By Lauren Weston, Franklin County Natural Resources Conservation District
The Franklin County Natural Resources Conservation District (FCNRCD) has worked with 23 farms in Franklin and Grand Isle County (out of the 56 total enrolled farms across Vermont) since early 2022 on the Vermont Pay for Performance Program. We have been serving as technical assistance providers to these farmers to assist with data entry, data upkeep, verification, and reviewing management alternatives to help farmers access this novel program and receive benefits from their land stewardship practices.

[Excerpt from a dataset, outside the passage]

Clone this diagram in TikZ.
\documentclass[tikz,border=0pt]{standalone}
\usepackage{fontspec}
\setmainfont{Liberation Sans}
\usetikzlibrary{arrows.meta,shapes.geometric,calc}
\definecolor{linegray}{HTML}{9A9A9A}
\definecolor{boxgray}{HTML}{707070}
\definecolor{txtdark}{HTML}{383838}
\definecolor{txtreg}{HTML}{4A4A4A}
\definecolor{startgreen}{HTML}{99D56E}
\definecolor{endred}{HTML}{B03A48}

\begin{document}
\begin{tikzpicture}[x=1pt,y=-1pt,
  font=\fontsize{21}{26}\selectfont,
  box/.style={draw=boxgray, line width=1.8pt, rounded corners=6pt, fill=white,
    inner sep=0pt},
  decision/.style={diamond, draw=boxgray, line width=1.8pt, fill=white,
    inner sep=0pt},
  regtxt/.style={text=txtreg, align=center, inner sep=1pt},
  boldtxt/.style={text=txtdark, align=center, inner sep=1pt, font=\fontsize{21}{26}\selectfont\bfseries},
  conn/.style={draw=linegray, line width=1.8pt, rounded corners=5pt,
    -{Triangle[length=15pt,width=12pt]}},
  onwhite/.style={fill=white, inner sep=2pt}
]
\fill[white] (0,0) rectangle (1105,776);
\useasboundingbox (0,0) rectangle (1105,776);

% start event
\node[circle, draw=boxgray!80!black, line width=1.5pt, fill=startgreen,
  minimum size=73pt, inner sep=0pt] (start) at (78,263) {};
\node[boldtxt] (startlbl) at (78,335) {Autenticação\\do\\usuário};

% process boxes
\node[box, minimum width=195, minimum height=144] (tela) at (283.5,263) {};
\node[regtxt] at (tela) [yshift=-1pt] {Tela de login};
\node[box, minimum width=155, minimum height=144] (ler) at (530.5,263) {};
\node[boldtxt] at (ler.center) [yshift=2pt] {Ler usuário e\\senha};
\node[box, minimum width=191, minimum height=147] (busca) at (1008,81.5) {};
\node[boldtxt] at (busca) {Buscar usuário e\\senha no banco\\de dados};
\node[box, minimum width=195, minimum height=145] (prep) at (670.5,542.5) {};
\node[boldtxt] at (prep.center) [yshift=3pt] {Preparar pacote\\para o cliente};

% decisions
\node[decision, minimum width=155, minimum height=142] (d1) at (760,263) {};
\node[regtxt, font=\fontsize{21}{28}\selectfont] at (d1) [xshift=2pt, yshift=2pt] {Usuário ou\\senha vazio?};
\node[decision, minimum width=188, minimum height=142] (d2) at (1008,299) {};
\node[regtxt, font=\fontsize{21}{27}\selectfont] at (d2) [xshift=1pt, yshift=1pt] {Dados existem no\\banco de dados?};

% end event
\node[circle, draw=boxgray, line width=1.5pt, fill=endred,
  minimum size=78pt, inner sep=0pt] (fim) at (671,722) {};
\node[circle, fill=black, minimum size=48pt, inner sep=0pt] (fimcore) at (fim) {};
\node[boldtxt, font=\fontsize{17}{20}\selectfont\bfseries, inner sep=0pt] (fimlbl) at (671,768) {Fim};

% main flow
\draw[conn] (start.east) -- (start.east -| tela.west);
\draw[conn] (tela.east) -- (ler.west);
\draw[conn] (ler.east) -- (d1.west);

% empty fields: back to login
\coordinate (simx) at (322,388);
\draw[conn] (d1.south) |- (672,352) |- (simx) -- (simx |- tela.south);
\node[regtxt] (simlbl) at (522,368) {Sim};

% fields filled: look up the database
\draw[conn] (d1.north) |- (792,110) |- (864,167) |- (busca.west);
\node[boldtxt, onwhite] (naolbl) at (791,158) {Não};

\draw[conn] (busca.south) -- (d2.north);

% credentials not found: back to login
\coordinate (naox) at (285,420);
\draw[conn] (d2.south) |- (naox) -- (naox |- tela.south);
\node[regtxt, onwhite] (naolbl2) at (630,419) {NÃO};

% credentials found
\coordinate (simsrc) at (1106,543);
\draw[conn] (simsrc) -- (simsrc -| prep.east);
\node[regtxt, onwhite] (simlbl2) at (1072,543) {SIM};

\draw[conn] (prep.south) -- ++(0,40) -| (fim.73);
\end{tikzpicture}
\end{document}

This process has created an opportunity for the FCNRCD to develop relationships with farmers who we previously had not been in contact with and to deepen relationships with other farmers who we may have partnered with in the past. By helping a number of farmers keep their Nutrient Management Plans up to date with annual manure samples and soil samples every three years, we have been able to assist farms with their eligibility for the Vermont Pay for Performance Program. We have been meeting with our farmers in the program at least three times each year to discuss their plans for the upcoming growing seasons, changes to the lands they are managing such as which fields they might be renting, and connecting again at the end of the growing season to discuss what practices and results actually happened on their fields, even if they deviated from their original plan. This program accounts for the realistic on-the-ground factors affecting farmers and allows for changes from planned to actual management, such as a wet spring leading to late corn planting and possibly impacted cover cropping timing in the fall.

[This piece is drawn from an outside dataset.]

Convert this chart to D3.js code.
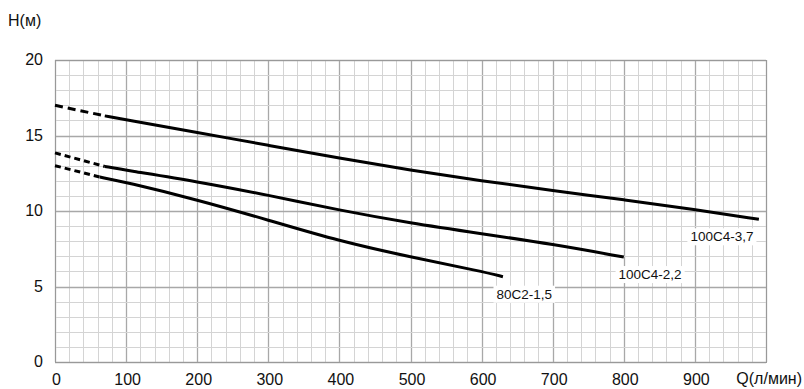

Most of the farmers that we have partnered with have found success in the program and have enrolled in the long-term cohort of performance payments based on their on-farm phosphorus reduction strategies. We’ve been seeing that most farmers are already implementing practices to reduce phosphorus losses from their fields above and beyond what had been assumed at the time of the writing of the Lake Champlain Phosphorus TMDL; they have been taking care of our lands and waterways. Our farmers are receiving thousands of dollars in payments, varying widely by farm, of course, but which shows that the farmers and land managers are doing their part to help improve water quality and create viable, sustainable working landscapes. Guy Choiniere of Choiniere Family Farm says that “the PFP program has been a pleasant surprise! Even though we have an all grass farm… this program provides a lot of incentive and rewards for using best management practices such as nutrient management planning and rotational grazing”.

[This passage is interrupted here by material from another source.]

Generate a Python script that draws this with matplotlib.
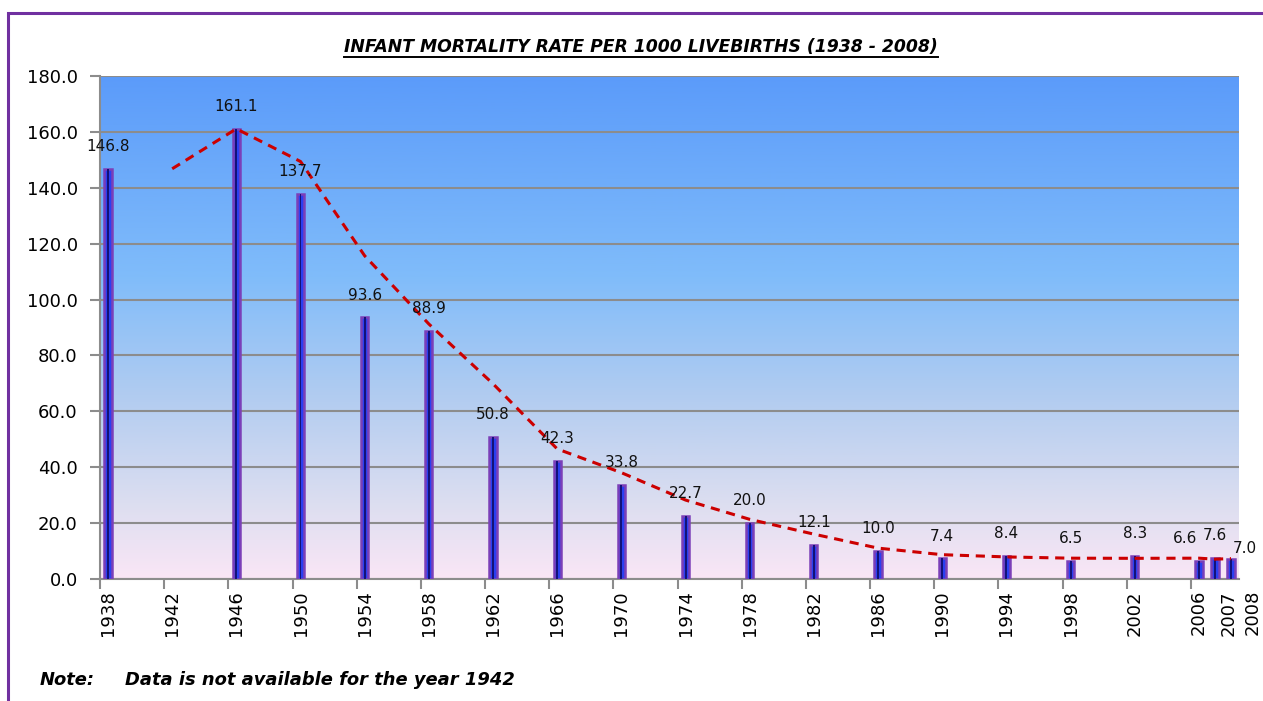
import numpy as np
import pandas as pd
import matplotlib
matplotlib.use("Agg")
import matplotlib.pyplot as plt
from matplotlib.colors import LinearSegmentedColormap
from matplotlib.patches import Rectangle
from matplotlib.lines import Line2D
import matplotlib.transforms as mtransforms

# Infant mortality rate per 1000 live births (1942 not available)
years = [1938, 1942, 1946, 1950, 1954, 1958, 1962, 1966, 1970, 1974,
         1978, 1982, 1986, 1990, 1994, 1998, 2002, 2006, 2007, 2008]
rates = [146.8, np.nan, 161.1, 137.7, 93.6, 88.9, 50.8, 42.3, 33.8, 22.7,
         20.0, 12.1, 10.0, 7.4, 8.4, 6.5, 8.3, 6.6, 7.6, 7.0]
tick_years = list(range(1938, 2007, 4))
title = "INFANT MORTALITY RATE PER 1000 LIVEBIRTHS (1938 - 2008)"
note_head = "Note:"
note_text = "Data is not available for the year 1942"


def plot_chart():
    s = pd.Series(rates, index=years)
    # 2 period moving average trendline (like the Excel trendline)
    ma = s.rolling(2, min_periods=1).mean().iloc[1:]

    fig = plt.figure(figsize=(12.63, 7.01), dpi=100)
    ax = fig.add_axes([100 / 1263, 1 - 579 / 701, 1139 / 1263, 503 / 701])

    # gradient background of the plot area
    grad = LinearSegmentedColormap.from_list(
        "bg", [(0.0, "#5b9bfa"), (0.4, "#80bcfa"), (0.65, "#b4cdf0"),
               (0.85, "#dcdef0"), (1.0, "#fae6f6")])
    ax.imshow(np.linspace(0, 1, 256).reshape(-1, 1), cmap=grad, aspect="auto",
              extent=[0, 1, 0, 1], transform=ax.transAxes, zorder=0)

    ax.set_xlim(1938, 2009)
    ax.set_ylim(0, 180)
    ax.set_yticks(np.arange(0, 181, 20))
    ax.yaxis.set_major_formatter(matplotlib.ticker.FormatStrFormatter("%.1f"))
    ax.grid(axis="y", color="#8c8c8c", linewidth=1.5, zorder=1)
    ax.set_axisbelow(False)

    x = np.array(years) + 0.5
    ax.bar(x, s.values, width=0.45, color="#2a3ff0", edgecolor="#7b3fb8",
           linewidth=1.8, zorder=3)
    ax.bar(x, s.values, width=0.12, color="#12127a", linewidth=0, zorder=4)

    ax.plot(ma.index + 0.5, ma.values, color="#cc0000", linewidth=2.2,
            linestyle=(0, (3, 2.2)), zorder=5)

    # data labels
    shifts = {2006: (-10, 0), 2007: (0, 0), 2008: (10, -8)}
    for yr, xv, v in zip(years, x, rates):
        if np.isnan(v):
            continue
        dx, dy = shifts.get(yr, (0, 0))
        ax.annotate(f"{v:.1f}", (xv, v), xytext=(dx, 16 + dy),
                    textcoords="offset points", ha="center", va="center",
                    fontsize=11, color="#111111", zorder=6)

    # axis ticks: marks every 4 years, labels centred on bars
    ax.set_xticks(tick_years)
    ax.set_xticklabels([])
    ax.set_xticks(x, [str(y) for y in years], minor=True)
    ax.tick_params(axis="x", which="major", length=7, color="#8c8c8c", width=1.5)
    ax.tick_params(axis="x", which="minor", length=0, pad=8, rotation=90,
                   labelsize=13)
    ax.tick_params(axis="y", length=7, color="#8c8c8c", width=1.5,
                   labelsize=13, pad=9)
    labels = ax.get_xticklabels(minor=True)
    for lab, yr in zip(labels, years):
        off = {2007: 14, 2008: 22}.get(yr, 0)
        if off:
            lab.set_transform(lab.get_transform() + mtransforms.ScaledTranslation(
                off / 100, 0, fig.dpi_scale_trans))

    for side in ["top", "right"]:
        ax.spines[side].set_visible(False)
    ax.spines["left"].set_color("#8c8c8c")
    ax.spines["bottom"].set_color("#8c8c8c")
    ax.spines["left"].set_linewidth(1.5)
    ax.spines["bottom"].set_linewidth(1.5)

    # title with underline
    t = fig.text(641 / 1263, 1 - 47 / 701, title, ha="center", va="center",
                 fontsize=12.4, fontweight="bold", fontstyle="italic")
    fig.canvas.draw()
    bb = t.get_window_extent().transformed(fig.transFigure.inverted())
    fig.add_artist(Line2D([bb.x0, bb.x1], [bb.y0 - 0.002, bb.y0 - 0.002],
                          color="black", linewidth=1.4))

    fig.text(40 / 1263, 1 - 680 / 701, note_head, ha="left", va="center",
             fontsize=12.9, fontweight="bold", fontstyle="italic")
    fig.text(125 / 1263, 1 - 680 / 701, note_text, ha="left", va="center",
             fontsize=12.9, fontweight="bold", fontstyle="italic")

    # purple outer border
    fig.add_artist(Rectangle((8 / 1263, -0.05), 1.1, 1.05 - 13 / 701,
                             transform=fig.transFigure, fill=False,
                             edgecolor="#7030a0", linewidth=2.2))

    fig.savefig("out.png", dpi=100)


if __name__ == "__main__":
    plot_chart()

The Farm Phosphorus Reduction Planner (FarmPREP) tool being used in this program is one step on the path towards trying to better understand what is actually happening on the ground in discrete locations, rather than generalizing impacts across the whole state. The tool indicates that some areas are indeed more sensitive to land management than others when it comes to Phosphorus. There are certainly many more leaps to make to achieve comprehensive performance measurements, but this effort is a novel step along that journey. FarmPREP itself has also already grown to include pasture and grazing in addition to annual crops and hay.
FCNRCD is viewing this program as both a water quality tool and a farm viability tool for our farmers. In alignment with many ongoing statewide discussions about Payment for Ecosystems Services and compensating land managers for the non-market-driven benefits that they bring to the landscape, this program is funding farmers for the good work that they are already doing and further incentivizing improved changes to land stewardship. We hope to see the working landscape continue to thrive in Vermont into the future, and look forward to working with more farms who apply to the Vermont Pay for Performance program in the upcoming funding round, which will be released in January.
The Vermont Pay for Performance program supports Vermont farms to reduce phosphorus runoff from their fields compared to assumed historic land use. Rotational grazing and managing land as perennial sod is one strategy that participating farmers have been using to reduce their runoff. Other successful strategies used include nutrient management planning, cover cropping, tillage reduction and manure injection.
The FarmPREP tool (shown here being used on a hypothetical demo farm) provides field-by-field results for phosphorus loss based on the field soils and slope, weather, and current or planned management of a farm.